[llvm] 60cd3eb - Reduce llvm-gsymutil memory usage (#91023)

via llvm-commits llvm-commits at lists.llvm.org
Tue Jul 2 10:14:29 PDT 2024


Author: Kevin Frei
Date: 2024-07-02T10:14:26-07:00
New Revision: 60cd3eb880fe48d192a58c64a1e38e875fc65377

URL: https://github.com/llvm/llvm-project/commit/60cd3eb880fe48d192a58c64a1e38e875fc65377
DIFF: https://github.com/llvm/llvm-project/commit/60cd3eb880fe48d192a58c64a1e38e875fc65377.diff

LOG: Reduce llvm-gsymutil memory usage (#91023)

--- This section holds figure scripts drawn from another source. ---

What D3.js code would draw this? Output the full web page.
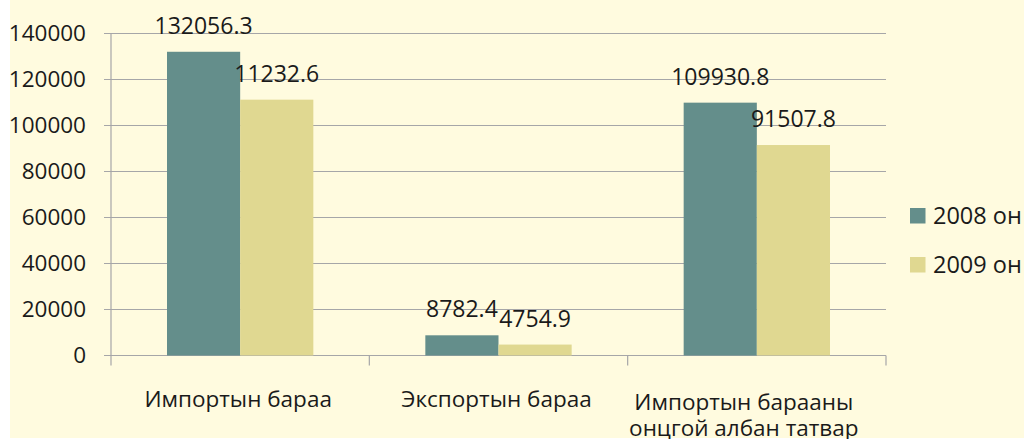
<!DOCTYPE html>
<html>
<head>
<meta charset="utf-8">
<script src="https://cdn.jsdelivr.net/npm/d3@7"></script>
<style>
  html, body { margin: 0; padding: 0; background: #fff; }
  svg { display: block; font-family: 'Open Sans', 'Noto Sans', sans-serif; }
</style>
</head>
<body>
<svg id="chart" width="1024" height="439"></svg>
<script>
const categories = ['Импортын бараа', 'Экспортын бараа', 'Импортын барааны|онцгой албан татвар'];
const series = ['2008 он', '2009 он'];
const values2008 = [132056.3, 8782.4, 109930.8];
const values2009 = [111232.6, 4754.9, 91507.8];
const labels2008 = ['132056.3', '8782.4', '109930.8'];
const labels2009 = ['11232.6', '4754.9', '91507.8'];
const yTicks = [0, 20000, 40000, 60000, 80000, 100000, 120000, 140000];
const colors = ['#648e8b', '#e0d891'];

const svg = d3.select('#chart');

// cream plot background
svg.append('rect')
  .attr('x', 10).attr('y', 0)
  .attr('width', 1014).attr('height', 438)
  .attr('fill', '#fffbdf');

const plotLeft = 111;
const plotRight = 886;
const plotTop = 33.5;
const plotBottom = 355.5;

const x = d3.scaleBand().domain(categories).range([plotLeft, plotRight]).paddingInner(0).paddingOuter(0);
const inner = d3.scaleBand().domain(series).range([56, x.bandwidth() - 56]);
const y = d3.scaleLinear().domain([0, 140000]).range([plotBottom, plotTop]);

// gridlines + y labels
const yg = svg.append('g').attr('id', 'yaxis');
yg.selectAll('line')
  .data(yTicks)
  .enter()
  .append('line')
  .attr('x1', 104)
  .attr('x2', plotRight)
  .attr('y1', (d) => y(d))
  .attr('y2', (d) => y(d))
  .attr('stroke', '#a6a6a8')
  .attr('stroke-width', 1.2);

yg.selectAll('text')
  .data(yTicks)
  .enter()
  .append('text')
  .attr('x', 86)
  .attr('y', (d) => y(d))
  .attr('dy', '0.35em')
  .attr('text-anchor', 'end')
  .attr('font-size', 22.5)
  .attr('fill', '#1a1a1a')
  .text((d) => d);

// axis lines
svg.append('line')
  .attr('x1', plotLeft).attr('x2', plotLeft)
  .attr('y1', plotTop).attr('y2', plotBottom + 10)
  .attr('stroke', '#a6a6a8').attr('stroke-width', 1.2);

const xg = svg.append('g').attr('id', 'xaxis');
xg.selectAll('line')
  .data(categories)
  .enter()
  .append('line')
  .attr('x1', (d) => x(d) + x.step())
  .attr('x2', (d) => x(d) + x.step())
  .attr('y1', plotBottom)
  .attr('y2', plotBottom + 10)
  .attr('stroke', '#a6a6a8')
  .attr('stroke-width', 1.2);

// bars
const rows = categories.map((c, i) => ({
  cat: c,
  items: [
    { s: series[0], v: values2008[i], label: labels2008[i] },
    { s: series[1], v: values2009[i], label: labels2009[i] },
  ],
}));

const groups = svg.append('g').attr('id', 'bars')
  .selectAll('g.bar-group')
  .data(rows)
  .enter()
  .append('g')
  .attr('class', 'bar-group')
  .attr('transform', (d) => `translate(${x(d.cat)},0)`);

groups.selectAll('rect')
  .data((d) => d.items)
  .enter()
  .append('rect')
  .attr('x', (d) => inner(d.s))
  .attr('y', (d) => y(d.v))
  .attr('width', inner.bandwidth())
  .attr('height', (d) => plotBottom - y(d.v))
  .attr('fill', (d, i) => colors[i]);

groups.selectAll('text')
  .data((d) => d.items)
  .enter()
  .append('text')
  .attr('x', (d) => inner(d.s) + inner.bandwidth() / 2)
  .attr('y', (d) => y(d.v) - 18)
  .attr('text-anchor', 'middle')
  .attr('font-size', 23)
  .attr('fill', '#1a1a1a')
  .text((d) => d.label);

// category labels, one text per line
const catLines = [];
categories.forEach((c) => {
  const parts = c.split('|');
  parts.forEach((l, i) => {
    catLines.push({ cat: c, text: l, line: i, wrapped: parts.length > 1 });
  });
});

svg.append('g').attr('id', 'catlabels')
  .selectAll('text')
  .data(catLines)
  .enter()
  .append('text')
  .attr('x', (d) => x(d.cat) + x.bandwidth() / 2 - (d.wrapped ? 13 : 2))
  .attr('y', (d) => (d.wrapped ? 410 + d.line * 26 : 407))
  .attr('text-anchor', 'middle')
  .attr('font-size', 22.5)
  .attr('fill', '#1a1a1a')
  .text((d) => d.text);

// legend
const legend = svg.append('g').attr('id', 'legend')
  .selectAll('g')
  .data(series)
  .enter()
  .append('g')
  .attr('transform', (d, i) => `translate(910,${208 + i * 49})`);

legend.append('rect')
  .attr('width', 15.5)
  .attr('height', 15.5)
  .attr('fill', (d, i) => colors[i]);

legend.append('text')
  .attr('x', 23)
  .attr('y', 8)
  .attr('dy', '0.35em')
  .attr('font-size', 23.5)
  .attr('fill', '#1a1a1a')
  .text((d) => d);
</script>
</body>
</html>
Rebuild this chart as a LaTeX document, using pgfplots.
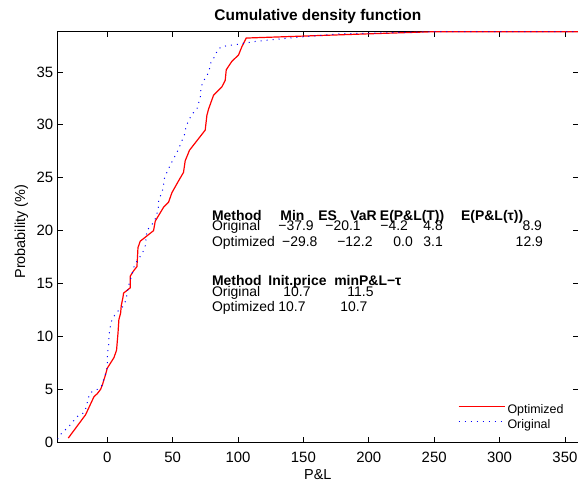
\documentclass[border=0pt]{standalone}
\usepackage{fontspec}
\setmainfont{Liberation Sans}
\usepackage{pgfplots}
\pgfplotsset{compat=1.18}
\begin{document}
\begin{tikzpicture}
\begin{axis}[
  name=ax,
  scale only axis,
  width=520.3bp, height=410.6bp,
  xmin=-37.9, xmax=360, ymin=0, ymax=38.8,
  xtick={0,50,...,350}, ytick={0,5,...,35},
  tick align=inside,
  major tick length=5bp,
  axis line style={line width=0.9bp, black},
  every tick/.style={black, line width=0.8bp},
  /pgf/number format/assume math mode=true,
  tick label style={font=\fontsize{15}{15}\selectfont},
  xticklabel style={anchor=base, yshift=-20bp},
  yticklabel style={anchor=east, xshift=-1bp},
  title={Cumulative density function},
  title style={at={(0.5,1)}, anchor=base, yshift=5.7bp, font=\bfseries\fontsize{15.5}{17}\selectfont},
  xlabel={P\&L},
  xlabel style={at={(axis description cs:0.5,0)}, anchor=base, yshift=-37bp, font=\fontsize{14.5}{16}\selectfont},
  ylabel={Probability (\%)},
  ylabel style={at={(axis description cs:-0.07,0.513)}, anchor=center, font=\fontsize{14.5}{16}\selectfont},
  legend style={draw=none, fill=none, at={(axis description cs:0.769,0.098)}, anchor=north west,
    inner sep=0pt, font=\fontsize{12.5}{15}\selectfont, row sep=0pt, nodes={inner sep=2.3bp}},
  legend cell align=left,
  legend image code/.code={\draw[#1] (0bp,0.3em) -- (46bp,0.3em);},
]
\addplot[red, line width=1.2bp] coordinates {
(-29.8,0.4) (-16.6,2.6) (-10.2,4.3) (-7.6,4.6) (-5.1,5.0) (-3.8,5.4) (-1.3,6.4)
(0,7.0) (5.1,8.0) (7.1,8.7) (8.2,10.3) (8.9,11.6) (10.2,12.2) (10.7,12.9) (12.0,13.7)
(12.5,14.1) (17.6,14.6) (17.6,15.7) (20.1,16.2) (22.7,16.6) (23.5,18.4) (25.2,19.0)
(30.3,19.5) (35.4,20.0) (36.7,20.9) (43.0,22.2) (46.9,22.7) (49.5,23.6) (54.5,24.7)
(58.3,25.5) (59.6,26.6) (62.9,27.6) (74.9,29.5) (76.2,30.9) (77.5,31.5) (81.3,32.8)
(87.7,33.6) (90.2,34.2) (91.0,35.2) (95.3,36.0) (100.4,36.6) (103,37.4) (106.3,38.2)
(200,38.6) (250,38.8) (360,38.8)
};
\addlegendentry{Optimized}
\addplot[blue, line width=1bp, dash pattern=on 1bp off 5bp] coordinates {
(-37.9,0.3) (-36.9,0.6) (-33.6,1.0) (-29.3,1.5) (-26,2.0) (-22.4,2.5) (-17.8,2.8)
(-15.8,3.4) (-14.8,4.1) (-12.8,4.7) (-7.6,5.0) (-3.8,5.4) (-2.5,6.1) (-0.5,6.7)
(0,7.3) (0,8.1) (0.5,8.7) (1.3,9.4) (1.3,10.1) (2.0,10.7) (3.1,11.4) (5.6,12.0)
(8.9,12.5) (12.7,12.9) (14.5,13.6) (16.3,14.8) (18.3,15.6) (20.9,16.8) (23.9,17.3)
(27.3,18.0) (29,18.5) (30.3,20.0) (36.2,20.9) (38,21.6) (39.2,22.3) (39.2,22.9)
(41.8,23.6) (43.0,24.2) (43.6,24.9) (45.6,25.5) (48.2,26.2) (52,27.1) (54.5,27.7)
(57.1,28.5) (59.1,29.1) (60.2,29.8) (62.2,30.4) (64.8,31.0) (68.6,31.5) (71.1,32.6)
(71.6,33.4) (73.2,34.1) (76.2,34.6) (78.2,35.3) (79.5,36.0) (82.6,36.5) (84.3,37.1)
(87.7,37.4) (93.5,37.5) (99.2,37.6) (109.3,37.8) (114.4,37.9) (147.6,38.3) (178,38.6)
(250,38.8) (360,38.8)
};
\addlegendentry{Original}
% text table
\begin{scope}[every node/.style={inner sep=0pt, anchor=base west, font=\fontsize{14}{16}\selectfont}]
\node[font=\bfseries\fontsize{14}{16}\selectfont] at (axis cs:80,21.0) {Method};
\node[font=\bfseries\fontsize{14}{16}\selectfont] at (axis cs:132.3,21.0) {Min};
\node[font=\bfseries\fontsize{14}{16}\selectfont] at (axis cs:161.3,21.0) {ES};
\node[font=\bfseries\fontsize{14}{16}\selectfont] at (axis cs:185.8,21.0) {VaR};
\node[font=\bfseries\fontsize{14}{16}\selectfont] at (axis cs:208.4,21.0) {E(P\&L(T))};
\node[font=\bfseries\fontsize{14}{16}\selectfont] at (axis cs:270.5,21.0) {E(P\&L(τ))};
\node at (axis cs:80,19.98) {Original};
\node at (axis cs:130.7,19.98) {−37.9};
\node at (axis cs:166.7,19.98) {−20.1};
\node at (axis cs:208.7,19.98) {−4.2};
\node at (axis cs:241.6,19.98) {4.8};
\node[anchor=base east] at (axis cs:332.6,19.98) {8.9};
\node at (axis cs:80,18.51) {Optimized};
\node at (axis cs:133.6,18.51) {−29.8};
\node at (axis cs:175.8,18.51) {−12.2};
\node at (axis cs:218.7,18.51) {0.0};
\node at (axis cs:241.6,18.51) {3.1};
\node[anchor=base east] at (axis cs:333.3,18.51) {12.9};
\node[font=\bfseries\fontsize{14}{16}\selectfont] at (axis cs:80,14.82) {Method};
\node[font=\bfseries\fontsize{14}{16}\selectfont] at (axis cs:123.1,14.82) {Init.price};
\node[font=\bfseries\fontsize{14}{16}\selectfont] at (axis cs:173.5,14.82) {minP\&L−τ};
\node at (axis cs:80,13.82) {Original};
\node at (axis cs:134.6,13.82) {10.7};
\node at (axis cs:183.5,13.82) {11.5};
\node at (axis cs:80,12.38) {Optimized};
\node at (axis cs:130.7,12.38) {10.7};
\node at (axis cs:178.1,12.38) {10.7};
\end{scope}
\end{axis}
\pgfresetboundingbox
\path[use as bounding box] ([xshift=-57.7bp,yshift=-43.7bp]ax.south west) rectangle ([yshift=31.7bp]ax.north east);
\end{tikzpicture}
\end{document}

llvm-gsymutil eats a lot of RAM. On some large binaries, it causes OOM's on smaller hardware, consuming well over 64GB of RAM. This change frees line tables once we're done with them, and frees DWARFUnits's DIE's when we finish processing each DU, though they may get reconstituted if there are references from other DU's during processing. Once the conversion is complete, all DIE's are freed. The reduction in peak memory usage from these changes showed between 7-12% in my tests.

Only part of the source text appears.